For years, expanding freeways have been stretching out around Seattle, gobbling up land from the suburbs to the center of the city. In rush-hour traffic, they disgorge far more cars than Seattle can handle. But neither newspapers nor city officials had made audible complaint—until last spring when a little-known, not-quite-two-year-old monthly magazine called Seattle warned its readers that they would soon be living in a “concrete phantasmagoria” unless the city stopped building freeways and began to concentrate on rapid transit. Alerted to the danger at last, Seattle’s two newspapers, which had been busily promoting freeways, changed their minds and started calling for rapid transit. Last month the mayor asked for $1,000,000 to get a study of possible transit systems started.
All over the nation, a growing number of city magazines are sounding the civic alarm bell. Once mostly the tame products of chambers of commerce, and dedicated to singing the praises of their cities, they are now breaking loose on their own. Magazines like Seattle, Greater Philadelphia, San Diego, San Francisco, Los Angeles and Phoenix are privately published and proudly argumentative. They tackle the kind of controversial issues—haphazard zoning, air pollution, lethargic politics, shoddy construction—that would have frightened off their predecessors. “We were a booster before,” says Alan Halpern, 39, editor of Greater Philadelphia. “Now we’re a dagger magazine.”
No Ideology. Greater Philadelphia regularly jabs at its home town. Its exposure of bankruptcy frauds last year resulted in the conviction of five local businessmen. Its criticism of the overcrowded and obsolescent city airport touched off a rebuilding program. Seattle cost its parent company, King Broadcasting, hundreds of thousands of dollars in ads when it ran an article ridiculing local wines. When a project to renovate Los Angeles’ downtown plaza stalled for three years, the magazine Los Angeles got it going again with an all-out assault on city and state agencies that were holding it up. Even Atlanta, which remains a Chamber of Commerce publication, has run pieces debunking the Ku Klux Klan and questioning the city’s cultural pretensions.
For all their iconoclasm, however, the city magazines maintain a stubborn pride in their home towns. Greater Philadelphia, for example, balances its digs at the business community with some highly flattering profiles of business and community leaders. The magazines couldn’t care less about trumpeting any particular ideology or identifying with any political party. “Some of the staunchest conservatives in their political philosophy are among the most liberal when it comes to getting things done in the city,” says Edwin Self, 45, Scottish-born editor of San Diego.

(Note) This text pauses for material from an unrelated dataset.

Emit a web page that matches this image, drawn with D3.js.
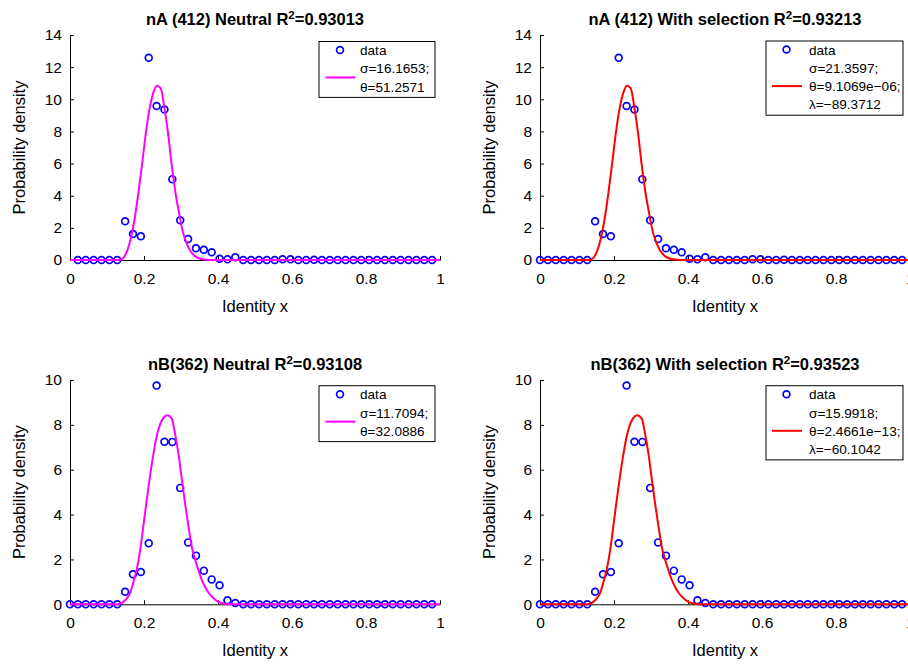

Minority Appeal. The city magazines have moved into a void left by many newspapers, which have either given up comprehensive local coverage or disappeared from the scene. Now that newspapers in so many cities are under single ownership, the magazines provide another, often sorely needed voice in city affairs. The magazines also concentrate heavily on the arts, which many papers tend to neglect. Moreover, each city is developing a pool of capable young writers who are willing to work for the magazines for little pay. “The quality of writing by these lesser-knowns is often better,” says John Victor Jr., 51, publisher of both San Diego and San Francisco. “The well-known writers sometimes slough off their efforts for us.”
The magazines openly appeal to what they call the “intelligent minority”; their circulations range from a low of 5,000 (Phoenix) to a high of 54,000 (Los Angeles). Some are showing a modest profit, and even those still in the red seem headed for financial health. Recently, several city magazines pooled their resources to hire a representative to solicit national advertising accounts. The field is so promising that a city magazine has even been started in Washington, D.C., the place where people are supposed to care least about civic affairs. In three months, the Washingtonian, published by two ex-foreign service officers, Laughlin Phillips and Robert J. Meyers, has reached a circulation of 14,000, some 10,000 more than its editors expected.
“There is no reason why local journalism should not be of the same high professional quality as national journalism,” says Peter D. Bunzel, 38, who was recruited from LIFE to edit Seattle. “I believe that quality will succeed and that we will force the newspapers to be less cornball, if only for the pride of their publishers.”